Nov. 7 was a bittersweet day for the five siblings of U.S. Air Force Capt. Richard C.  Halpin ’68.

Halpin, an Air Force ROTC graduate, was killed on March 29, 1972, when his C-130 Hercules gunship was shot down by a surface-to-air missile over southern Laos. He had been scheduled to return home the following day.

Last week, more than four decades after Halpin’s death, the LMU grad’s five siblings – Mimi, Helen, Patrick, Kate and Chip – gathered on campus for the dedication of the university’s new Veterans Memorial Wall, which honors alumni who made the ultimate sacrifice as service members during time of war or conflict.

“This is a long time coming, but a real honor,” said Mimi Halpin-Emery.

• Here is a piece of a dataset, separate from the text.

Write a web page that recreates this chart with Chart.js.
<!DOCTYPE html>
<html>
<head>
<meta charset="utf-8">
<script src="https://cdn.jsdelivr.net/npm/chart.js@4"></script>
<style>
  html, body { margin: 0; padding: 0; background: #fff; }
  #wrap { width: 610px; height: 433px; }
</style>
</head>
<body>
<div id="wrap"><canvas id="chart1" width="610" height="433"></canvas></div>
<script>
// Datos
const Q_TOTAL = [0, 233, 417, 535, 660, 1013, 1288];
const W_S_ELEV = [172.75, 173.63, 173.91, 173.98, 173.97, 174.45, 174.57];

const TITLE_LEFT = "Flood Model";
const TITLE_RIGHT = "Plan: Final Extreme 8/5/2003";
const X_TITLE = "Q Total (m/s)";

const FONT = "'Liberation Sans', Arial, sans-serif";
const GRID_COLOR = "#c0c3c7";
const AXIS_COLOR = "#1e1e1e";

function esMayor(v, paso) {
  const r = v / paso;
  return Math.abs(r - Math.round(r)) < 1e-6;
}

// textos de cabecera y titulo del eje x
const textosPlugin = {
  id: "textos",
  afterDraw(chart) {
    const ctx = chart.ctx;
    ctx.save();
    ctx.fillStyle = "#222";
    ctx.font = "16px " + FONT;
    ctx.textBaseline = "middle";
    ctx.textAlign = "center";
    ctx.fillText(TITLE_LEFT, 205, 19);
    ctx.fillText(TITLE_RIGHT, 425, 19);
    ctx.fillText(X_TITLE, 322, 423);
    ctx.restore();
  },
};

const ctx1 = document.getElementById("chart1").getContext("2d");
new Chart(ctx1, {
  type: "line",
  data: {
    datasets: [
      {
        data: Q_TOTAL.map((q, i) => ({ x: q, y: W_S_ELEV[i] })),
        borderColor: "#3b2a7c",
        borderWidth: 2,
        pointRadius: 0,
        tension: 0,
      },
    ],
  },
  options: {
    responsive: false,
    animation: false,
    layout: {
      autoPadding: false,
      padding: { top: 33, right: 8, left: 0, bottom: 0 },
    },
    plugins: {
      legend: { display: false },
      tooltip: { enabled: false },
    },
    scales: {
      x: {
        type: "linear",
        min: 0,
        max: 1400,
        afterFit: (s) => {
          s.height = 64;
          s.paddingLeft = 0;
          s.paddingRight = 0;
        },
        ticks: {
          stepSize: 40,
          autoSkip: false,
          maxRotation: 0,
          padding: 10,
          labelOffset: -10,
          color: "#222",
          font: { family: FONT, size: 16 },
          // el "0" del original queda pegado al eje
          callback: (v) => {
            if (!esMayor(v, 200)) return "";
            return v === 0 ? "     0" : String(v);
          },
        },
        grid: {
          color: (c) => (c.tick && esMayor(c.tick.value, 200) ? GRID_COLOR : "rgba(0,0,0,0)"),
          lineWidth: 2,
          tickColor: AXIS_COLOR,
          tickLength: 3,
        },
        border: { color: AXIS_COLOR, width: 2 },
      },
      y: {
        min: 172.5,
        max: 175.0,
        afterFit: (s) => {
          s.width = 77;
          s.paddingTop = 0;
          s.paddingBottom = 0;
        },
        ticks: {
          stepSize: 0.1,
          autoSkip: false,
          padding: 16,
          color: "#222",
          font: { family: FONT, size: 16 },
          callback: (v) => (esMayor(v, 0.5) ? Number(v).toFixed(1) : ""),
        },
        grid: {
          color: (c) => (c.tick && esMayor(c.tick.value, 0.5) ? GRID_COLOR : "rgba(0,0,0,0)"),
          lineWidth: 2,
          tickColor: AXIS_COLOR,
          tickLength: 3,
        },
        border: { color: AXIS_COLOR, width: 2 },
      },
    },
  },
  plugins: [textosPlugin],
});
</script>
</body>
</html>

Halpin’s is among 54 names etched on the wall -- 29 from WWII, 12 from the Korean War and 13 from Vietnam. The wall, nearly 4 feet high, resides in a tranquil garden of flowers and olive trees, outside the fourth floor entrance to University Hall, at the west end of LeVecke Bridge.

Fr. Albert P. Koppes, O.Carm., associate chancellor, performed the rite of blessing with a sprinkling of holy water from the River Jordan.

Among the approximately 150 people who attended the dedication were dozens of veterans – twenty-somethings who served in Iraq and Afghanistan, Vietnam vets now well into middle age, and Korean War and WWII service members heading toward their twilight years.

Richard O’Brien ’49, of Seal Beach, Calif., came to the dedication clad proudly in his U.S. Army winter dress uniform – a shortened coat known as an “Ike jacket” and wool slacks. It fits as well as it did seven decades ago.  

After the dedication, attendees enjoyed a lunch hosted by LMU. Seated with O’Brien, who fought with General Patton’s Third Army, were WWII comrades Jim White ’49, who flew B-17s over Germany, and Lawrence Cummings ’53, who flew SBD dive bombers in the Pacific Theatre.

“We happy few serving today are proud that we can trace our lineage to such a fine and courageous band of brothers and sisters in arms. Thank you for your service,” Lt. Col. Joe Motos Gordon, commander of LMU’s Air Force ROTC Detachment 040, told the veterans.